Written exercise: Transcribe the material exactly. Images do not belong in the copy.

The records:

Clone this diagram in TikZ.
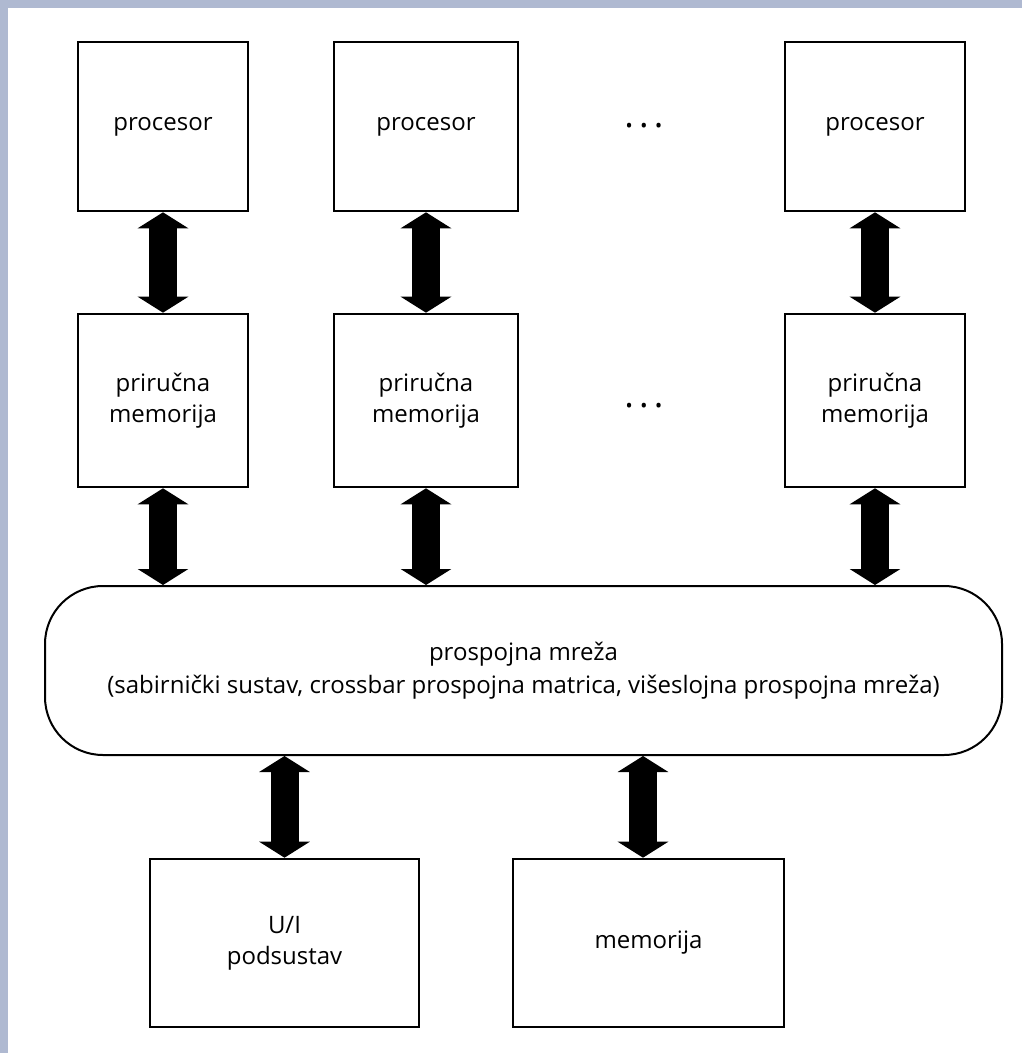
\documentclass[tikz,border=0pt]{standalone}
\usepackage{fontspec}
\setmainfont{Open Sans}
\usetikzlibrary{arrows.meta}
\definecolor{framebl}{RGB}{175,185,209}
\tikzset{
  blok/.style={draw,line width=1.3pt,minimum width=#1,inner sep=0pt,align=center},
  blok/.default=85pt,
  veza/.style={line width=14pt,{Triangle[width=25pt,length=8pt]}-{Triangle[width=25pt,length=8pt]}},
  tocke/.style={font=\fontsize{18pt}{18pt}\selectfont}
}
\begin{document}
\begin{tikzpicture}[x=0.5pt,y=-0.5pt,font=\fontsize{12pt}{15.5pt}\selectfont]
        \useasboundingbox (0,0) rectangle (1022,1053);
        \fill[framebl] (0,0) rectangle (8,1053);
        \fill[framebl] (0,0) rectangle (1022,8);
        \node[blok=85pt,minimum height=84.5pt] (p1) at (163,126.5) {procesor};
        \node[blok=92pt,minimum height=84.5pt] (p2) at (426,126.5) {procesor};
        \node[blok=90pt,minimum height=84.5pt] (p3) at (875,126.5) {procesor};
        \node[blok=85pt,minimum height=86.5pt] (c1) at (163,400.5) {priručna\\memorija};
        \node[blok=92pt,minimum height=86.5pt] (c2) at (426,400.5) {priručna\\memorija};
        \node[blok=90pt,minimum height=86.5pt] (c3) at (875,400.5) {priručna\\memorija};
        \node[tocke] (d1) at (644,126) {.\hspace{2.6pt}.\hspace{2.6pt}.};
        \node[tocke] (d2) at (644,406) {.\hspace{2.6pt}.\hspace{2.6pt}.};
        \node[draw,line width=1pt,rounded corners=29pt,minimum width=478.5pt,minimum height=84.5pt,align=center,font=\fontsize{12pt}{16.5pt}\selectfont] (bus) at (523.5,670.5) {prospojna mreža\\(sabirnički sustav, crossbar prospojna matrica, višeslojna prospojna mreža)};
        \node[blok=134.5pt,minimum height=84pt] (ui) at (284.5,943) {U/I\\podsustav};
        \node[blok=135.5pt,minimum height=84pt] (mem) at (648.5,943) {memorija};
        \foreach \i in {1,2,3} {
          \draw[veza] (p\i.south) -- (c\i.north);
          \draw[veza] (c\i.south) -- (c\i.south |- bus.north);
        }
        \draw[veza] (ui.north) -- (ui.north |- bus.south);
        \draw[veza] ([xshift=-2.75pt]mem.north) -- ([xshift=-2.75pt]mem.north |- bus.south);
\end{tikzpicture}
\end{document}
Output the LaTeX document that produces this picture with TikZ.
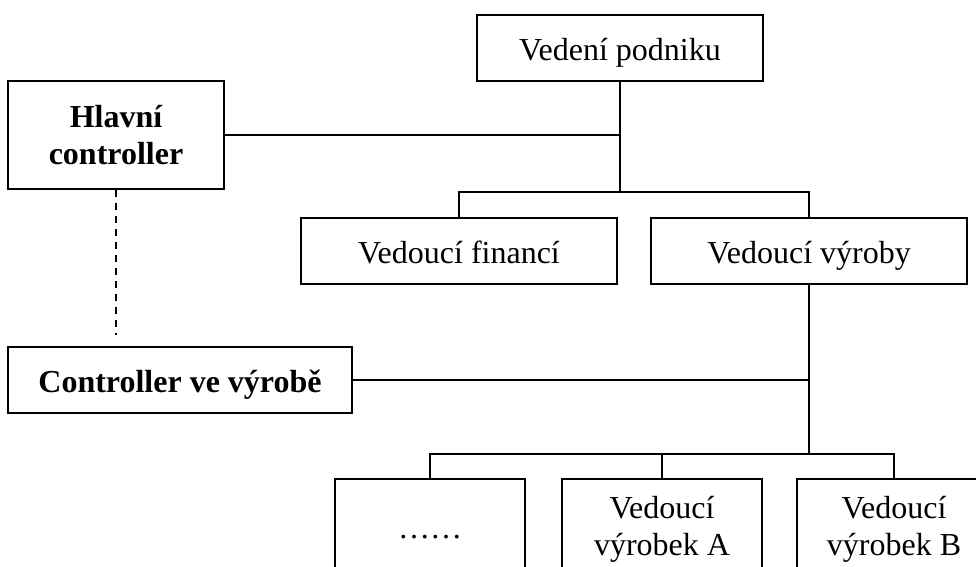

Written solution:
Clone this diagram in TikZ.
\documentclass[tikz,border=0pt]{standalone}
\usepackage{fontspec}
\setmainfont{Open Sans}
\usetikzlibrary{arrows.meta}
\definecolor{framebl}{RGB}{175,185,209}
\tikzset{
  blok/.style={draw,line width=1.3pt,minimum width=#1,inner sep=0pt,align=center},
  blok/.default=85pt,
  veza/.style={line width=14pt,{Triangle[width=25pt,length=8pt]}-{Triangle[width=25pt,length=8pt]}},
  tocke/.style={font=\fontsize{18pt}{18pt}\selectfont}
}
\begin{document}
\begin{tikzpicture}[x=0.5pt,y=-0.5pt,font=\fontsize{12pt}{15.5pt}\selectfont]
        \useasboundingbox (0,0) rectangle (1022,1053);
        \fill[framebl] (0,0) rectangle (8,1053);
        \fill[framebl] (0,0) rectangle (1022,8);
        \node[blok=85pt,minimum height=84.5pt] (p1) at (163,126.5) {procesor};
        \node[blok=92pt,minimum height=84.5pt] (p2) at (426,126.5) {procesor};
        \node[blok=90pt,minimum height=84.5pt] (p3) at (875,126.5) {procesor};
        \node[blok=85pt,minimum height=86.5pt] (c1) at (163,400.5) {priručna\\memorija};
        \node[blok=92pt,minimum height=86.5pt] (c2) at (426,400.5) {priručna\\memorija};
        \node[blok=90pt,minimum height=86.5pt] (c3) at (875,400.5) {priručna\\memorija};
        \node[tocke] (d1) at (644,126) {.\hspace{2.6pt}.\hspace{2.6pt}.};
        \node[tocke] (d2) at (644,406) {.\hspace{2.6pt}.\hspace{2.6pt}.};
        \node[draw,line width=1pt,rounded corners=29pt,minimum width=478.5pt,minimum height=84.5pt,align=center,font=\fontsize{12pt}{16.5pt}\selectfont] (bus) at (523.5,670.5) {prospojna mreža\\(sabirnički sustav, crossbar prospojna matrica, višeslojna prospojna mreža)};
        \node[blok=134.5pt,minimum height=84pt] (ui) at (284.5,943) {U/I\\podsustav};
        \node[blok=135.5pt,minimum height=84pt] (mem) at (648.5,943) {memorija};
        \foreach \i in {1,2,3} {
          \draw[veza] (p\i.south) -- (c\i.north);
          \draw[veza] (c\i.south) -- (c\i.south |- bus.north);
        }
        \draw[veza] (ui.north) -- (ui.north |- bus.south);
        \draw[veza] ([xshift=-2.75pt]mem.north) -- ([xshift=-2.75pt]mem.north |- bus.south);
\end{tikzpicture}
\end{document}
Output the LaTeX document that produces this picture with TikZ.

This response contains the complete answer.